A gunman opened fire inside Bronx Lebanon Hospital in New York City on Friday afternoon, killing at least one person and injuring six others.
According to the Associated Press, the shooter was a doctor formerly employed by the hospital, and wore a lab coat during the assault. Police said the gunman died from a self-inflicted gunshot.
Disgruntled employees shoot up their current or former workplaces with alarming regularity. The incident in the Bronx marked at least the fifth incident in June, according to an analysis by The Trace of shootings logged by the nonprofit Gun Violence Archive. At least a dozen people died in the attacks, not including the shooters.
- On June 5, a recently fired employee of an Orlando awning company fatally shot five former co-workers and then himself.
- On June 8, a grocery store clerk in Tunkhannock, Pennsylvania, fatally shot three of his co-workers and then himself.
- On June 14, a UPS employee in San Francisco fatally shot three co-workers before killing himself.
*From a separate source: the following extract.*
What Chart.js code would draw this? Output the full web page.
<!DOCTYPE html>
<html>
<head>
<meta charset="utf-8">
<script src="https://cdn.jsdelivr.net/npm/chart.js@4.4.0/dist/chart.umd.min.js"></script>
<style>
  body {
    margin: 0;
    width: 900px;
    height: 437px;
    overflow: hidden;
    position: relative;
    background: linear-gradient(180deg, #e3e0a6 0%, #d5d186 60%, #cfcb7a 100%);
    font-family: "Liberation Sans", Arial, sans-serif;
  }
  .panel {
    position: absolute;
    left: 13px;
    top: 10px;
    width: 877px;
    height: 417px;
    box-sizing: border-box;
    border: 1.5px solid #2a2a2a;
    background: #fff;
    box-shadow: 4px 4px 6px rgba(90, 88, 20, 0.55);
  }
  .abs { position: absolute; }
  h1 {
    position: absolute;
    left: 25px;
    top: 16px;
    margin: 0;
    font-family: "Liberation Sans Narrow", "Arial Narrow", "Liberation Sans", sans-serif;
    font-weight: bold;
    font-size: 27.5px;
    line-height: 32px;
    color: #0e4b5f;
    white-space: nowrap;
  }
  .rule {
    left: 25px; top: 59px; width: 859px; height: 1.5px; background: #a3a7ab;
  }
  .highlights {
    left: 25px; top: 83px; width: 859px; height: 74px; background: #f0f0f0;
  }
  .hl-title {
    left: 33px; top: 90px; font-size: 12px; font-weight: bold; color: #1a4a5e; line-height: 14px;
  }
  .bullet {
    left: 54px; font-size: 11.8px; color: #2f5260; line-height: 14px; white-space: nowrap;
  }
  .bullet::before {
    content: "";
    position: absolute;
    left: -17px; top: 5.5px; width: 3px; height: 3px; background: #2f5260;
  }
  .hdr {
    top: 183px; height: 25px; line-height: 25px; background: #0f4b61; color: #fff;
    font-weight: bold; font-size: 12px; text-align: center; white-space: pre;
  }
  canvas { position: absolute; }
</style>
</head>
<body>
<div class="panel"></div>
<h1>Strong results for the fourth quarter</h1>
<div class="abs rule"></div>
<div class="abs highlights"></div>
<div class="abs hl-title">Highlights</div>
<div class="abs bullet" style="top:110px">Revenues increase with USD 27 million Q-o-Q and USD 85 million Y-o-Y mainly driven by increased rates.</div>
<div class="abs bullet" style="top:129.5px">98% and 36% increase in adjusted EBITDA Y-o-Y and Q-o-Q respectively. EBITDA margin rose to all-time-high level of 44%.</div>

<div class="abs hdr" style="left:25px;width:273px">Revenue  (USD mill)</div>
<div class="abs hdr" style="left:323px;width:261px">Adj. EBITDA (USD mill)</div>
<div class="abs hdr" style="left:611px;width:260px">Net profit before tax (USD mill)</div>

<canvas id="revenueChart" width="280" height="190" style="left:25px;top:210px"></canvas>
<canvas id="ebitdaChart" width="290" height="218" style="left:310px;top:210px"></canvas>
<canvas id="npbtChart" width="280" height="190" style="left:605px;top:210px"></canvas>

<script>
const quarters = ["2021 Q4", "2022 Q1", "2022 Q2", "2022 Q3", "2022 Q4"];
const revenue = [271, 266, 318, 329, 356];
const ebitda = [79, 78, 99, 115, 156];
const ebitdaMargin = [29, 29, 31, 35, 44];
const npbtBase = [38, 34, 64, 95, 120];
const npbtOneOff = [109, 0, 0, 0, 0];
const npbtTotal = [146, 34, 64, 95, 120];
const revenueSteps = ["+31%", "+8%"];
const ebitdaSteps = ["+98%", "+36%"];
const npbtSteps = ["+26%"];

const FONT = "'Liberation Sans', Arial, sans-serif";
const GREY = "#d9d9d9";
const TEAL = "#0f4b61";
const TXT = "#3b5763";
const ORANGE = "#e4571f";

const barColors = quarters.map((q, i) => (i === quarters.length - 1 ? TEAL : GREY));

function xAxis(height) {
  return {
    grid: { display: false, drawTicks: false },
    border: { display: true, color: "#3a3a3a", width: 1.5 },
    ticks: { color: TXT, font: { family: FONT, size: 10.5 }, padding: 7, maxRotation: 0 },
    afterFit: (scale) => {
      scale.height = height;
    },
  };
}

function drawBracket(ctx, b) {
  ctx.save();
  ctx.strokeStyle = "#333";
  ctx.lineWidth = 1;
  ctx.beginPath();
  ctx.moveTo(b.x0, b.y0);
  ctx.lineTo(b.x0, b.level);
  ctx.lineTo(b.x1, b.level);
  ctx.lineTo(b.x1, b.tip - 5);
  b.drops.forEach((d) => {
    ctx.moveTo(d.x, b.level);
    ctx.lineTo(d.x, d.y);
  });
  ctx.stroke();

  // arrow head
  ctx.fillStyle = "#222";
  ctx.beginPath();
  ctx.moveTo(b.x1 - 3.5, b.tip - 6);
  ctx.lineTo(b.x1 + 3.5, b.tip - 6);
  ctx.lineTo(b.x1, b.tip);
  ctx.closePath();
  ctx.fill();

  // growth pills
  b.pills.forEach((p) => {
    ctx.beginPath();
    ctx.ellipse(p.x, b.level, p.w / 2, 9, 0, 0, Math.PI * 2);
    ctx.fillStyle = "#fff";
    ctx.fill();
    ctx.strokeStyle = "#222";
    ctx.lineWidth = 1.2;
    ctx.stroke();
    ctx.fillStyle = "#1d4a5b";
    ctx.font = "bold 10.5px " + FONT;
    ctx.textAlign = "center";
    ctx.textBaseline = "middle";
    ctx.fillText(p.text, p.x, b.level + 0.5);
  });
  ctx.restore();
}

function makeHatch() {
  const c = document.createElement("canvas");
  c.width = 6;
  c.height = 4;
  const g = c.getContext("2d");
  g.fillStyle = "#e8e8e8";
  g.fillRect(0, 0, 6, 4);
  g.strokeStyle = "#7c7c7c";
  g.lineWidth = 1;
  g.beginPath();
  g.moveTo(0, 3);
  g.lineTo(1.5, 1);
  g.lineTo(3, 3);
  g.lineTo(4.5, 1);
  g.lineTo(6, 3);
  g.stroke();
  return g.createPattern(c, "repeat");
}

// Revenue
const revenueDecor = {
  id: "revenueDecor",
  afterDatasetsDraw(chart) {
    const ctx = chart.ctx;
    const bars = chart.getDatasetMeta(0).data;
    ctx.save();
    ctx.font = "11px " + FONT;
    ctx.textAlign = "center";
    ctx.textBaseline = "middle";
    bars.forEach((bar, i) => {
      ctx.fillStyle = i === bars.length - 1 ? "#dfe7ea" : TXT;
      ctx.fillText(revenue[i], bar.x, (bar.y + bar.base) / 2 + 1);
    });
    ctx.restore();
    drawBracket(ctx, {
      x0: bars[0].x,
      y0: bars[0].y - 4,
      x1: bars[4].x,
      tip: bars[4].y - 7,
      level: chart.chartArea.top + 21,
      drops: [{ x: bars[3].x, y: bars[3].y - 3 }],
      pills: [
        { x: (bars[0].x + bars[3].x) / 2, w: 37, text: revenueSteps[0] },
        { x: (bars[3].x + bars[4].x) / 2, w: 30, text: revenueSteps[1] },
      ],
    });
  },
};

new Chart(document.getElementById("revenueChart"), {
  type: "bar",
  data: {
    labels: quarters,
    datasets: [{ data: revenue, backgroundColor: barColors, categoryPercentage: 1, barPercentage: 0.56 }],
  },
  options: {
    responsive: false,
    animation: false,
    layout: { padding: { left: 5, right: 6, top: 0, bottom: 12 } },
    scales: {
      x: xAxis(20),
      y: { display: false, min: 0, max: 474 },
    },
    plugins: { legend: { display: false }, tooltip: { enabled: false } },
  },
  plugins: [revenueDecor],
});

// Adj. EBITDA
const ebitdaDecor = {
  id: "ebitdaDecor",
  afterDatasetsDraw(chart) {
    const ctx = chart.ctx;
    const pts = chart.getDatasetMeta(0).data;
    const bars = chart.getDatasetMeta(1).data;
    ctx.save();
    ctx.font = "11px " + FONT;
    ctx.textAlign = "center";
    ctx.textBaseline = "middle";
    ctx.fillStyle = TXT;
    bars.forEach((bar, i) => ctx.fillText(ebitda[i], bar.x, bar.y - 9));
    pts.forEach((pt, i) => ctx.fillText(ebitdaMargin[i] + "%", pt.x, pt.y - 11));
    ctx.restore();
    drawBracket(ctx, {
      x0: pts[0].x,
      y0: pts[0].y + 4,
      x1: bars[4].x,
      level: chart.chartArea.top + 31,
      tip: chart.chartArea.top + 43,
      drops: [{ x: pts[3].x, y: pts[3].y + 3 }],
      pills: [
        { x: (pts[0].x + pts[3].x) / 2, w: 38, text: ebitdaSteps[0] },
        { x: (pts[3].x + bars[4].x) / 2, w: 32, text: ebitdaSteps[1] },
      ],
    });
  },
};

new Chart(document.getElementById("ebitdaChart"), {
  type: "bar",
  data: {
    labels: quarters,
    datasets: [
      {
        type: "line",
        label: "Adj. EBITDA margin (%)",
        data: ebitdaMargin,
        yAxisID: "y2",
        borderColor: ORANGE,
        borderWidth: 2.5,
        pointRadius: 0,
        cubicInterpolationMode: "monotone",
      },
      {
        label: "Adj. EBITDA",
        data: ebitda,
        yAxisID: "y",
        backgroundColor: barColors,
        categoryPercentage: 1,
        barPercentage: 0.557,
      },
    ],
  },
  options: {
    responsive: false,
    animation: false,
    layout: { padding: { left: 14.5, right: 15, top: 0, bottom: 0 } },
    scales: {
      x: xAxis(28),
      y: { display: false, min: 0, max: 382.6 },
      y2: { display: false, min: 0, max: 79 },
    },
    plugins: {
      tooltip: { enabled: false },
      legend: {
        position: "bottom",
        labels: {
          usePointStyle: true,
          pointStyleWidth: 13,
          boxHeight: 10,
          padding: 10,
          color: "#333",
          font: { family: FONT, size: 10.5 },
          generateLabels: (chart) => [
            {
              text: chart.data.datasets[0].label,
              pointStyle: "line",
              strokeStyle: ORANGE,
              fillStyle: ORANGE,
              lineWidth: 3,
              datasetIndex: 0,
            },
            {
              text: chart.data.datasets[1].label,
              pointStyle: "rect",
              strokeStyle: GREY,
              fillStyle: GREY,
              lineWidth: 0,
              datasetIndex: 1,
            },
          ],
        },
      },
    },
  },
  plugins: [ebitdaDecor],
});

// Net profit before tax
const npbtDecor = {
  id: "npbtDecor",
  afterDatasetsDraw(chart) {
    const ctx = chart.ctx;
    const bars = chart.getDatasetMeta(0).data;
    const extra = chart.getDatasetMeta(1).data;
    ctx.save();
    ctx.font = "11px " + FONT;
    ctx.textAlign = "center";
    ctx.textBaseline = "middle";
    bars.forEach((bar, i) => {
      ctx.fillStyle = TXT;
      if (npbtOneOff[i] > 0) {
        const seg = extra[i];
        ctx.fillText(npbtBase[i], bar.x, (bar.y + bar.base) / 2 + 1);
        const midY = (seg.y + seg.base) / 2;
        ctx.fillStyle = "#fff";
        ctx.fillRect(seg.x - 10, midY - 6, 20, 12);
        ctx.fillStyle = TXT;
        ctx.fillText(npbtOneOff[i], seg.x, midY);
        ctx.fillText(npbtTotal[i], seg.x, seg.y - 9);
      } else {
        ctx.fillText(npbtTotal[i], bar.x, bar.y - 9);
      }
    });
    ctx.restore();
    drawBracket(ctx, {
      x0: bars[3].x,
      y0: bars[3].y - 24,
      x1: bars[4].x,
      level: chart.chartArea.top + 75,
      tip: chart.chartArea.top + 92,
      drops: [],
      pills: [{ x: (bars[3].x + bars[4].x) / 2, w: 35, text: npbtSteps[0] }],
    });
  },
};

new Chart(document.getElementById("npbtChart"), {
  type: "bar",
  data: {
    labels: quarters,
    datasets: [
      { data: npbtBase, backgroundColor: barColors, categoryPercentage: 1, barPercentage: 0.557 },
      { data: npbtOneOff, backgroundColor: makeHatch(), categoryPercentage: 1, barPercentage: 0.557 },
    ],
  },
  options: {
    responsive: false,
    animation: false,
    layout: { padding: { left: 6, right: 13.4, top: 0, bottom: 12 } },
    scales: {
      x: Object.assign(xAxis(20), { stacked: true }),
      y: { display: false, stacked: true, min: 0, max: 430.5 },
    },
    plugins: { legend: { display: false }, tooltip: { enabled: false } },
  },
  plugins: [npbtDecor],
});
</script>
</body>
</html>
- On June 20, an employee at a San Diego biotech company shot his coworker in the head, critically wounding him.
There’s no uniform standard for what qualifies as a workplace shooting. An analysis by the Federal Bureau of Investigation of 160 active-shooter incidents between 2000 and 2013 found that active shooters targeted businesses “more than 40 percent of the time.” The report focused on shootings that left three or more people dead.
That analysis, however, considered healthcare facilities as a separate category from businesses. Four active-shooter incidents, accounting for 2.5 percent of incidents over the time considered, took place in a hospital, clinic, or doctor’s office, the report says.
The analysis also did not seek to identify the relationship of the shooter to the business he or she targeted — meaning that the count includes shootings by people who had not worked at the place where the incident occurred.